Moreover, deploying a packaged solution can be done swiftly and with minimal risk, as it has already been market tested by other enterprises. This provides the CIO a more powerful credibility platform to deliver wider mobile enterprise solutions.
3. RIM and the Mayans were both wrong – migrating to iOS and Android didn’t result in the end of the world
Once upon a time, the shift by the enterprise from Blackberry to iOS and Android, was considered by many IT apocalyptic doomsayers as reckless, suggesting the invariable result to be compromised security of corporate data.
Fast forward to 2013 and the world is still here. Consequently, any CIO still preaching to executive committees and board members that there is no safe alternative to BlackBerry for enterprise, is likely to experience a shorter tenure than the already limited 4.5 year CIO average.
4. Tablets – Moses was right; we must all respect them
Tablets are progressively being used in more and more business functions across the enterprise. Employees in the sales and customer care roles are experiencing the strongest growth for tablet use. Tablets are also being rapidly deployed with field services employees when larger screens are required for inspections and reports.
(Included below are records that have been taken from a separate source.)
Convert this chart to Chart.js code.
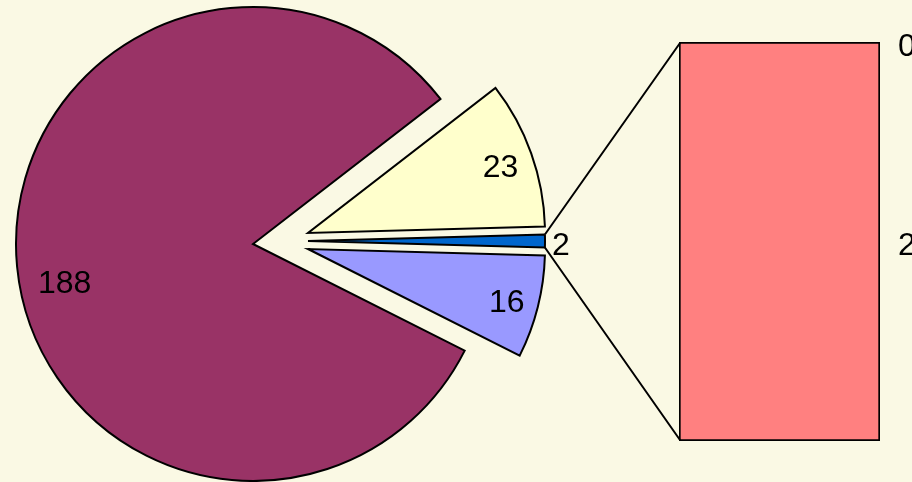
<!DOCTYPE html>
<html>
<head>
<meta charset="utf-8">
<script src="https://cdn.jsdelivr.net/npm/chart.js@4.4.1/dist/chart.umd.min.js"></script>
<style>
  html, body { margin: 0; padding: 0; background: #FAF9E4; overflow: hidden; }
  #wrap { position: relative; width: 912px; height: 482px; }
  #wrap canvas { position: absolute; left: 0; top: 0; }
</style>
</head>
<body>
<div id="wrap">
  <canvas id="bar" width="912" height="482"></canvas>
  <canvas id="pie" width="912" height="482"></canvas>
</div>
<script>
// Pie of bar data
const pieLabels = ["A", "B", "Other", "D"]
const pieValues = [188, 23, 2, 16]
const pieColors = ["#993366", "#FFFFCC", "#0066CC", "#9999FF"]
const otherIndex = 2

const barLabels = ["C1", "C2"]
const barValues = [2, 0]
const barColors = ["#FF8080", "#FF8080"]

// how far each slice is pulled out (px)
const explodeX = [-55, 0, 0, 0]
const explodeY = [3, -8, 0, 8]
// small hand nudges for the slice labels (Excel "best fit")
const labelNudgeX = [8, 0, 0, 0]
const labelNudgeY = [17, 0, 0, 0]

const FONT = "32px 'Liberation Sans', Arial, sans-serif"
const LINE = 2

document.addEventListener("DOMContentLoaded", () => {
  const total = pieValues.reduce((a, b) => a + b, 0)
  const before = pieValues.slice(0, otherIndex).reduce((a, b) => a + b, 0)
  // turn the pie so the "other" slice points at the bar
  const rotation = 90 - ((before + pieValues[otherIndex] / 2) / total) * 360

  // Bar part
  const barLabelPlugin = {
    id: "barLabels",
    afterDatasetsDraw(chart) {
      const ctx = chart.ctx
      ctx.save()
      ctx.font = FONT
      ctx.fillStyle = "#000"
      ctx.textAlign = "left"
      ctx.textBaseline = "middle"
      chart.data.datasets.forEach((ds, i) => {
        const el = chart.getDatasetMeta(i).data[0]
        const y = (el.y + el.base) / 2
        ctx.fillText(String(barValues[i]), el.x + el.width / 2 + 18, y + 5)
      })
      ctx.restore()
    },
  }

  const barChart = new Chart(document.getElementById("bar"), {
    type: "bar",
    data: {
      labels: [""],
      datasets: barValues.map((v, i) => ({
        label: barLabels[i],
        data: [v],
        backgroundColor: barColors[i],
        borderColor: "#000",
        borderWidth: LINE,
        borderSkipped: false,
        barPercentage: 1,
        categoryPercentage: 1,
      })),
    },
    options: {
      responsive: false,
      animation: false,
      events: [],
      layout: { padding: { left: 679, right: 32, top: 42, bottom: 41 } },
      scales: {
        x: { display: false, stacked: true },
        y: { display: false, stacked: true, min: 0, max: barValues.reduce((a, b) => a + b, 0) },
      },
      plugins: { legend: { display: false }, tooltip: { enabled: false } },
    },
    plugins: [barLabelPlugin],
  })

  // Pie part: slices drawn with their own shift, then labels and connector lines
  const explodePlugin = {
    id: "explode",
    beforeDatasetDraw(chart, args) {
      const ctx = chart.ctx
      args.meta.data.forEach((arc, i) => {
        ctx.save()
        ctx.translate(explodeX[i], explodeY[i])
        arc.draw(ctx)
        ctx.restore()
      })
      return false
    },
    afterDatasetsDraw(chart) {
      const ctx = chart.ctx
      const arcs = chart.getDatasetMeta(0).data
      ctx.save()
      ctx.font = FONT
      ctx.fillStyle = "#000"
      ctx.textBaseline = "middle"
      arcs.forEach((arc, i) => {
        const mid = (arc.startAngle + arc.endAngle) / 2
        const cx = arc.x + explodeX[i] + labelNudgeX[i]
        const cy = arc.y + explodeY[i] + labelNudgeY[i]
        const r = arc.outerRadius
        const text = String(pieValues[i])
        if (i === otherIndex) {
          ctx.textAlign = "left"
          ctx.fillText(text, cx + Math.cos(mid) * (r + 7), cy + Math.sin(mid) * (r + 7) + 5)
        } else {
          const w = ctx.measureText(text).width
          const reach = Math.abs(Math.cos(mid)) * w / 2 + Math.abs(Math.sin(mid)) * 11.5
          const d = r - 12 - reach
          ctx.textAlign = "center"
          ctx.fillText(text, cx + Math.cos(mid) * d, cy + Math.sin(mid) * d + 4)
        }
      })

      // connector lines to the bar
      const arc = arcs[otherIndex]
      const ox = arc.x + explodeX[otherIndex]
      const oy = arc.y + explodeY[otherIndex]
      const R = arc.outerRadius
      const bottomBar = barChart.getDatasetMeta(0).data[0]
      const topBar = barChart.getDatasetMeta(barValues.length - 1).data[0]
      const left = bottomBar.x - bottomBar.width / 2 + LINE / 2
      ctx.strokeStyle = "#000"
      ctx.lineWidth = LINE
      ctx.beginPath()
      ctx.moveTo(ox + Math.cos(arc.startAngle) * R, oy + Math.sin(arc.startAngle) * R)
      ctx.lineTo(left, topBar.y + LINE / 2)
      ctx.moveTo(ox + Math.cos(arc.endAngle) * R, oy + Math.sin(arc.endAngle) * R)
      ctx.lineTo(left, bottomBar.base - LINE / 2)
      ctx.stroke()
      ctx.restore()
    },
  }

  new Chart(document.getElementById("pie"), {
    type: "pie",
    data: {
      labels: pieLabels,
      datasets: [
        {
          data: pieValues,
          backgroundColor: pieColors,
          borderColor: "#000",
          borderWidth: LINE,
          borderJoinStyle: "miter",
          offset: 0,
          hoverOffset: 0,
        },
      ],
    },
    options: {
      responsive: false,
      animation: false,
      events: [],
      radius: 237,
      rotation: rotation,
      layout: { padding: { right: 296 } },
      plugins: { legend: { display: false }, tooltip: { enabled: false } },
    },
    plugins: [explodePlugin],
  })
})
</script>
</body>
</html>
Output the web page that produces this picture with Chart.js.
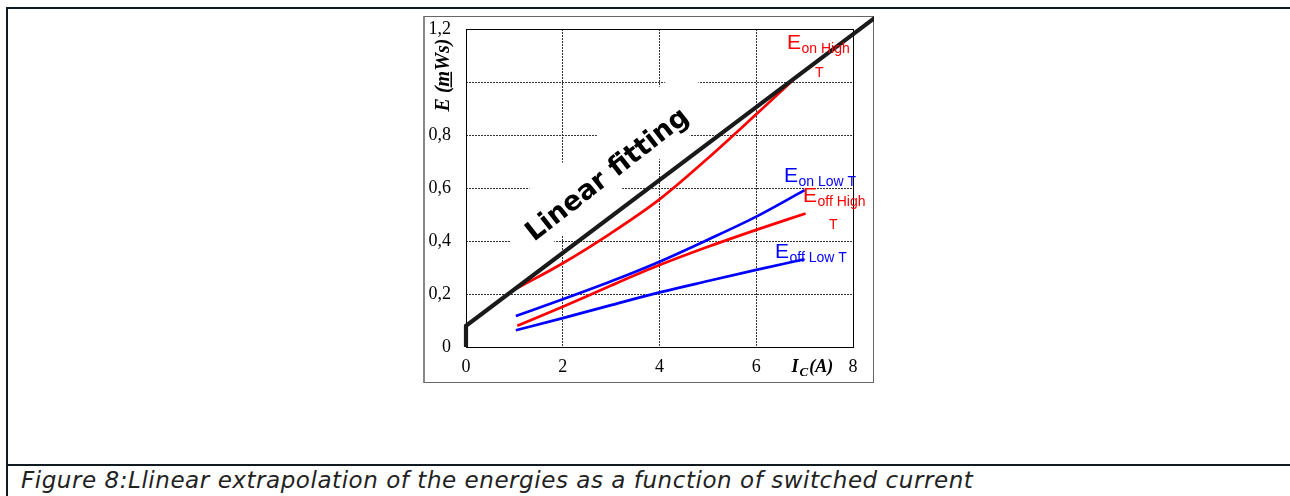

IDC reported 27.8M global tablet unit shipments in Q3 of 2012, up almost 50% over Q3 2011. Samsung showed sizable 325% global growth of tablet sales in Q3 2012 over the same period last year, with 5.1M units shipped.
In November, Gartner stated; “Tablets will be the key accelerator to mobility. Gartner estimates that in 2012 purchases of tablets by businesses will reach 13 million units and will more than triple by 2016, to reach 53 million units.”
5. Big data is getting even bigger – with mobilized employees
Enterprise CIOs already know that Business Intelligence (BI) and analytics are valuable tools that help crunch through big data to more easily and rapidly spot trends, opportunities or looming crisis. What became clear in 2012 is how mobile workers with tablets and smartphones began to add serious volume to the deluge of enterprise data – and the volume is only going to grow.
In Q4 this year, Gartner released findings related to big data, social computing, cloud and mobile workers, estimating that by 2015, 4.4 million global IT jobs will be created to support big data.
Conclusion: It’s the time of employee mobile empowerment
CIOs who thought they had their BI strategy already scoped out and locked down, are now realizing that mobile workers with smartphones and tablets are contributing a high volume of very valuable real-time data. As a result, the enterprise CIO must now adapt and have a more proactive, mobile-friendly BI strategy to capitalize on this instantly transferrable data.
Simply put, it’s time for enterprise CIOs to embrace employee mobile empowerment and adjust their strategies across the board.